--- start of GIVEN INFORMATION ---
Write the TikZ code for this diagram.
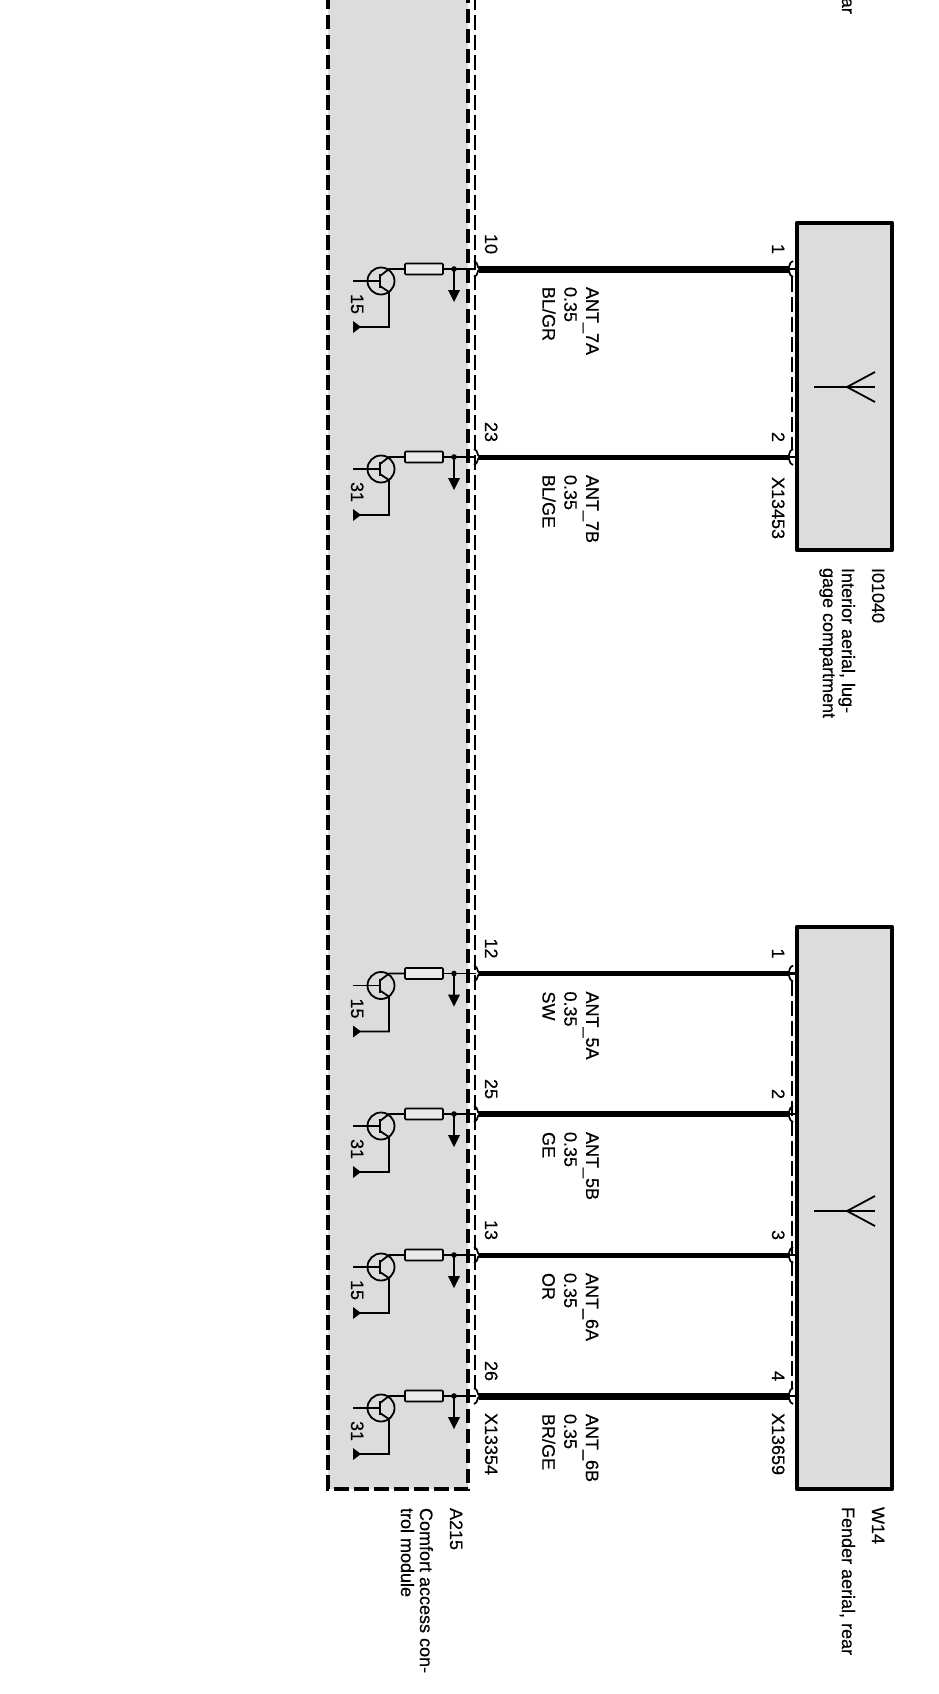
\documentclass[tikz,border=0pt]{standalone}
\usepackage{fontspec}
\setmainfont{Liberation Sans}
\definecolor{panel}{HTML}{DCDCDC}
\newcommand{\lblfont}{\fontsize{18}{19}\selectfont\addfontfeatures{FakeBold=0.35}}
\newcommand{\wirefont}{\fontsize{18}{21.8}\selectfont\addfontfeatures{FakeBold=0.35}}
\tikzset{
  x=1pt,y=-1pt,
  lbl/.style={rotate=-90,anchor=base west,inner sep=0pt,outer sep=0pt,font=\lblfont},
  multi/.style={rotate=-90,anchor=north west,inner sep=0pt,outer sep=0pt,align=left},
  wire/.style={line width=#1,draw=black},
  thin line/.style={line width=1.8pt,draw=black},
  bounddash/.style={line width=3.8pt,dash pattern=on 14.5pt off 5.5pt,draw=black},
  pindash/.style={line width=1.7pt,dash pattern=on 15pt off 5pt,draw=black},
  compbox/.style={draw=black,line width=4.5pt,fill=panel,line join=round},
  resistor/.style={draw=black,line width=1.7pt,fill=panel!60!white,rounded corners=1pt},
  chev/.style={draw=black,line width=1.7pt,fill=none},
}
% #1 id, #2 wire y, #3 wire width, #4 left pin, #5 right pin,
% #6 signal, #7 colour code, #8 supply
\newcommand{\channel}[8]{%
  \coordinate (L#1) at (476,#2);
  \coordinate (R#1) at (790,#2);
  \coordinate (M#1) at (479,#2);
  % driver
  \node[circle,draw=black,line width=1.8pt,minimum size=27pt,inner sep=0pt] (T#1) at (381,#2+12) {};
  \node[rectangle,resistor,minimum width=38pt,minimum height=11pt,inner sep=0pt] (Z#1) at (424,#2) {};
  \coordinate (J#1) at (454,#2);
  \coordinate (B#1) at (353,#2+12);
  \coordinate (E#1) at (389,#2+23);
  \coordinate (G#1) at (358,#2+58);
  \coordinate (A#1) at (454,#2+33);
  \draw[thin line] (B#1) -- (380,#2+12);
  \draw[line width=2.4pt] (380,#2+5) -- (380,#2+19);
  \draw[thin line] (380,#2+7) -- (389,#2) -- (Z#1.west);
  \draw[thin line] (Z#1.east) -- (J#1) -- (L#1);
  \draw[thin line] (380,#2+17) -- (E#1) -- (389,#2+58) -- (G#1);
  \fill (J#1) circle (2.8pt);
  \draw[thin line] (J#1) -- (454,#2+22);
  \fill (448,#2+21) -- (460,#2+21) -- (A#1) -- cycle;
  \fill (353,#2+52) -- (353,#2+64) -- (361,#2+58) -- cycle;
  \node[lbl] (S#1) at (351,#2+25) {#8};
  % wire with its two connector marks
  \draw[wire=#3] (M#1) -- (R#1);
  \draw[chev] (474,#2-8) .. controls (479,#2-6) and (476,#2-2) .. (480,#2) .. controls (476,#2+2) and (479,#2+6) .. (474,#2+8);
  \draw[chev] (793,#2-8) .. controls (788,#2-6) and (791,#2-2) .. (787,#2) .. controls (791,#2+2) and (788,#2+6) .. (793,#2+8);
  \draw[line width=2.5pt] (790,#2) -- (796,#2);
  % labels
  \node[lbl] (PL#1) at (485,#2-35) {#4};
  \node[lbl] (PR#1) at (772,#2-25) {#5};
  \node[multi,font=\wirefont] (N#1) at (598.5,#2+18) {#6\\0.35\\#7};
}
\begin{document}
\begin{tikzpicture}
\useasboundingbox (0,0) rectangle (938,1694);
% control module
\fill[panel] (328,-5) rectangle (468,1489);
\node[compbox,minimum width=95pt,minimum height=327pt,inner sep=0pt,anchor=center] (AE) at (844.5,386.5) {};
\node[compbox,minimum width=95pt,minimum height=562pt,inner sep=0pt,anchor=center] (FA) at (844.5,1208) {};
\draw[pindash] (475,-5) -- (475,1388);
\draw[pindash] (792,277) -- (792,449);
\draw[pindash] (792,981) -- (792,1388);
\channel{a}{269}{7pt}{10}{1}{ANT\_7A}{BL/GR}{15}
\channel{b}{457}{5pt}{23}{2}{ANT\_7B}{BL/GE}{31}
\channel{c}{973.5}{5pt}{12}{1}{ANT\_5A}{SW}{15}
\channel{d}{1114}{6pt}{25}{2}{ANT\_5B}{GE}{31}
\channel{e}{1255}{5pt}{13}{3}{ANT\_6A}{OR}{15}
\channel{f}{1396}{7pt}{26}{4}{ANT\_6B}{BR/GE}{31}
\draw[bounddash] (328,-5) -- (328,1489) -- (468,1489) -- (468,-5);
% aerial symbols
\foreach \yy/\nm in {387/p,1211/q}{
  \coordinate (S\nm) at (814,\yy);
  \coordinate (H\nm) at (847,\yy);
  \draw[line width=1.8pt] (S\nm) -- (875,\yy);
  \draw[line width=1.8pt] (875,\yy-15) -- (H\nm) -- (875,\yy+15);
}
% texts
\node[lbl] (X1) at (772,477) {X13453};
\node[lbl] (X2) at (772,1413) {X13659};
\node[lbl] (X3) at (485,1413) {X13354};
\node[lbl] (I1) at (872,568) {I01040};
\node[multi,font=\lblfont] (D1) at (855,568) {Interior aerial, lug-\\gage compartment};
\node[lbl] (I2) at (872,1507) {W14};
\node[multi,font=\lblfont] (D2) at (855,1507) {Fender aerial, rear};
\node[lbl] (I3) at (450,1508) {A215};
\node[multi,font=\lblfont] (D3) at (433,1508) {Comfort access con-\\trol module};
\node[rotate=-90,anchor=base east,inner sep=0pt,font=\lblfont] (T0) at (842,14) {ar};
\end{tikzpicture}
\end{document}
--- end of GIVEN INFORMATION ---
■ **INSTRUCTION**
Give only the number of lines that include the word "code".

■ **PROBLEM SOLUTION**
2